Write out the material exactly, leaving every picture behind.
Provided material start
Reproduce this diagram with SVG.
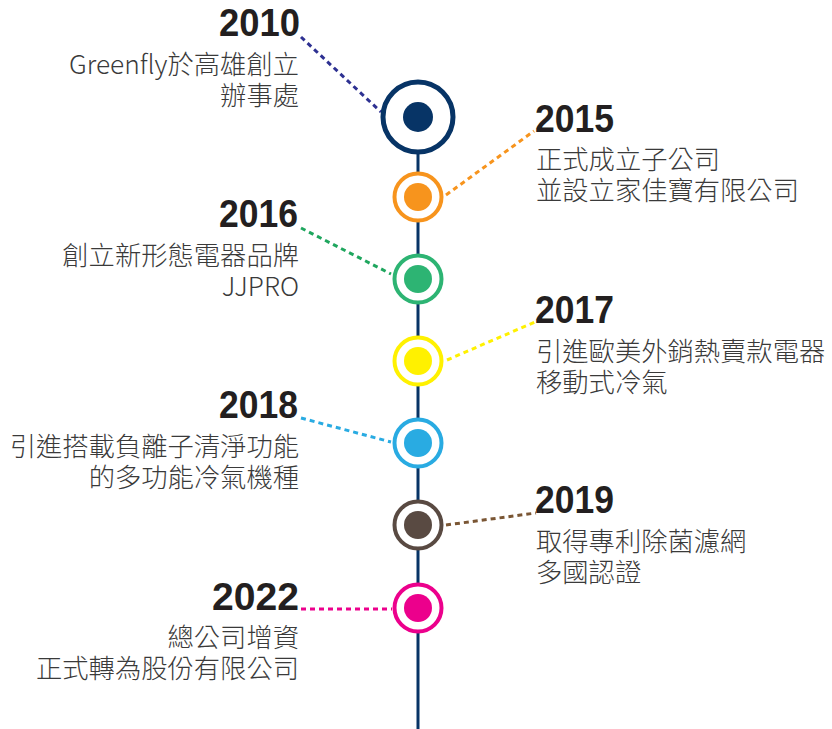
<svg xmlns="http://www.w3.org/2000/svg" width="832" height="729" viewBox="0 0 832 729">
<style>
.yr{font-family:"Liberation Sans",Arial,sans-serif;font-weight:700;font-size:39px;fill:#231F20}
.ds{font-family:"Noto Sans CJK TC","Noto Sans",sans-serif;font-weight:300;font-size:26.3px;fill:#3A3A3A}
.l{text-anchor:end}
.ring{fill:#fff;stroke-width:4}
.dash{fill:none;stroke-width:3;stroke-dasharray:5 4}
</style>
<rect width="832" height="729" fill="#fff"/>
<g id="spine">
<line x1="418" y1="150" x2="418" y2="729" stroke="#073466" stroke-width="3"/>
</g>
<g id="connectors">
<line class="dash" x1="301" y1="37" x2="381" y2="112" stroke="#2E3192"/>
<line class="dash" x1="446" y1="195" x2="534" y2="131" stroke="#F7941D"/>
<line class="dash" x1="301" y1="228" x2="391" y2="274" stroke="#1FA65E"/>
<line class="dash" x1="447" y1="360" x2="535" y2="322" stroke="#FFF100"/>
<line class="dash" x1="301" y1="418" x2="391" y2="442" stroke="#29ABE2"/>
<line class="dash" x1="446" y1="525" x2="536" y2="513" stroke="#7A5634"/>
<line class="dash" x1="301" y1="609" x2="392" y2="609" stroke="#EC008C"/>
</g>
<g id="n2010">
<circle cx="418" cy="117" r="35" fill="#fff" stroke="#073466" stroke-width="5"/>
<circle cx="418" cy="117" r="15" fill="#073466"/>
<text class="yr l" x="300" y="36" textLength="81" lengthAdjust="spacingAndGlyphs">2010</text>
<text class="ds l" x="299" y="74">Greenfly於高雄創立</text>
<text class="ds l" x="299" y="105">辦事處</text>
</g>
<g id="n2015">
<circle class="ring" cx="418" cy="197" r="23.5" stroke="#F7941D"/>
<circle cx="418" cy="197" r="14" fill="#F7941D"/>
<text class="yr" x="535" y="132" textLength="79" lengthAdjust="spacingAndGlyphs">2015</text>
<text class="ds" x="536" y="169">正式成立子公司</text>
<text class="ds" x="536" y="200">並設立家佳寶有限公司</text>
</g>
<g id="n2016">
<circle class="ring" cx="418" cy="279" r="23.5" stroke="#2DB473"/>
<circle cx="418" cy="279" r="14" fill="#2DB473"/>
<text class="yr l" x="298" y="227" textLength="79" lengthAdjust="spacingAndGlyphs">2016</text>
<text class="ds l" x="299" y="265">創立新形態電器品牌</text>
<text class="ds l" x="299" y="296">JJPRO</text>
</g>
<g id="n2017">
<circle class="ring" cx="418" cy="361" r="23.5" stroke="#FFF100"/>
<circle cx="418" cy="361" r="14" fill="#FFF100"/>
<text class="yr" x="535" y="323" textLength="79" lengthAdjust="spacingAndGlyphs">2017</text>
<text class="ds" x="536" y="361">引進歐美外銷熱賣款電器</text>
<text class="ds" x="536" y="392">移動式冷氣</text>
</g>
<g id="n2018">
<circle class="ring" cx="418" cy="443" r="23.5" stroke="#29ABE2"/>
<circle cx="418" cy="443" r="14" fill="#29ABE2"/>
<text class="yr l" x="298" y="418" textLength="79" lengthAdjust="spacingAndGlyphs">2018</text>
<text class="ds l" x="299" y="456">引進搭載負離子清淨功能</text>
<text class="ds l" x="299" y="487">的多功能冷氣機種</text>
</g>
<g id="n2019">
<circle class="ring" cx="418" cy="525" r="23.5" stroke="#594A42"/>
<circle cx="418" cy="525" r="14" fill="#594A42"/>
<text class="yr" x="535" y="513" textLength="79" lengthAdjust="spacingAndGlyphs">2019</text>
<text class="ds" x="536" y="551">取得專利除菌濾網</text>
<text class="ds" x="536" y="582">多國認證</text>
</g>
<g id="n2022">
<circle class="ring" cx="418" cy="608" r="23.5" stroke="#EC008C"/>
<circle cx="418" cy="608" r="14" fill="#EC008C"/>
<text class="yr l" x="299" y="610" textLength="87" lengthAdjust="spacingAndGlyphs">2022</text>
<text class="ds l" x="299" y="647">總公司增資</text>
<text class="ds l" x="299" y="678">正式轉為股份有限公司</text>
</g>
</svg>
Provided material end
Solution for this exercise =
Reproduce this diagram with SVG.
<svg xmlns="http://www.w3.org/2000/svg" width="832" height="729" viewBox="0 0 832 729">
<style>
.yr{font-family:"Liberation Sans",Arial,sans-serif;font-weight:700;font-size:39px;fill:#231F20}
.ds{font-family:"Noto Sans CJK TC","Noto Sans",sans-serif;font-weight:300;font-size:26.3px;fill:#3A3A3A}
.l{text-anchor:end}
.ring{fill:#fff;stroke-width:4}
.dash{fill:none;stroke-width:3;stroke-dasharray:5 4}
</style>
<rect width="832" height="729" fill="#fff"/>
<g id="spine">
<line x1="418" y1="150" x2="418" y2="729" stroke="#073466" stroke-width="3"/>
</g>
<g id="connectors">
<line class="dash" x1="301" y1="37" x2="381" y2="112" stroke="#2E3192"/>
<line class="dash" x1="446" y1="195" x2="534" y2="131" stroke="#F7941D"/>
<line class="dash" x1="301" y1="228" x2="391" y2="274" stroke="#1FA65E"/>
<line class="dash" x1="447" y1="360" x2="535" y2="322" stroke="#FFF100"/>
<line class="dash" x1="301" y1="418" x2="391" y2="442" stroke="#29ABE2"/>
<line class="dash" x1="446" y1="525" x2="536" y2="513" stroke="#7A5634"/>
<line class="dash" x1="301" y1="609" x2="392" y2="609" stroke="#EC008C"/>
</g>
<g id="n2010">
<circle cx="418" cy="117" r="35" fill="#fff" stroke="#073466" stroke-width="5"/>
<circle cx="418" cy="117" r="15" fill="#073466"/>
<text class="yr l" x="300" y="36" textLength="81" lengthAdjust="spacingAndGlyphs">2010</text>
<text class="ds l" x="299" y="74">Greenfly於高雄創立</text>
<text class="ds l" x="299" y="105">辦事處</text>
</g>
<g id="n2015">
<circle class="ring" cx="418" cy="197" r="23.5" stroke="#F7941D"/>
<circle cx="418" cy="197" r="14" fill="#F7941D"/>
<text class="yr" x="535" y="132" textLength="79" lengthAdjust="spacingAndGlyphs">2015</text>
<text class="ds" x="536" y="169">正式成立子公司</text>
<text class="ds" x="536" y="200">並設立家佳寶有限公司</text>
</g>
<g id="n2016">
<circle class="ring" cx="418" cy="279" r="23.5" stroke="#2DB473"/>
<circle cx="418" cy="279" r="14" fill="#2DB473"/>
<text class="yr l" x="298" y="227" textLength="79" lengthAdjust="spacingAndGlyphs">2016</text>
<text class="ds l" x="299" y="265">創立新形態電器品牌</text>
<text class="ds l" x="299" y="296">JJPRO</text>
</g>
<g id="n2017">
<circle class="ring" cx="418" cy="361" r="23.5" stroke="#FFF100"/>
<circle cx="418" cy="361" r="14" fill="#FFF100"/>
<text class="yr" x="535" y="323" textLength="79" lengthAdjust="spacingAndGlyphs">2017</text>
<text class="ds" x="536" y="361">引進歐美外銷熱賣款電器</text>
<text class="ds" x="536" y="392">移動式冷氣</text>
</g>
<g id="n2018">
<circle class="ring" cx="418" cy="443" r="23.5" stroke="#29ABE2"/>
<circle cx="418" cy="443" r="14" fill="#29ABE2"/>
<text class="yr l" x="298" y="418" textLength="79" lengthAdjust="spacingAndGlyphs">2018</text>
<text class="ds l" x="299" y="456">引進搭載負離子清淨功能</text>
<text class="ds l" x="299" y="487">的多功能冷氣機種</text>
</g>
<g id="n2019">
<circle class="ring" cx="418" cy="525" r="23.5" stroke="#594A42"/>
<circle cx="418" cy="525" r="14" fill="#594A42"/>
<text class="yr" x="535" y="513" textLength="79" lengthAdjust="spacingAndGlyphs">2019</text>
<text class="ds" x="536" y="551">取得專利除菌濾網</text>
<text class="ds" x="536" y="582">多國認證</text>
</g>
<g id="n2022">
<circle class="ring" cx="418" cy="608" r="23.5" stroke="#EC008C"/>
<circle cx="418" cy="608" r="14" fill="#EC008C"/>
<text class="yr l" x="299" y="610" textLength="87" lengthAdjust="spacingAndGlyphs">2022</text>
<text class="ds l" x="299" y="647">總公司增資</text>
<text class="ds l" x="299" y="678">正式轉為股份有限公司</text>
</g>
</svg>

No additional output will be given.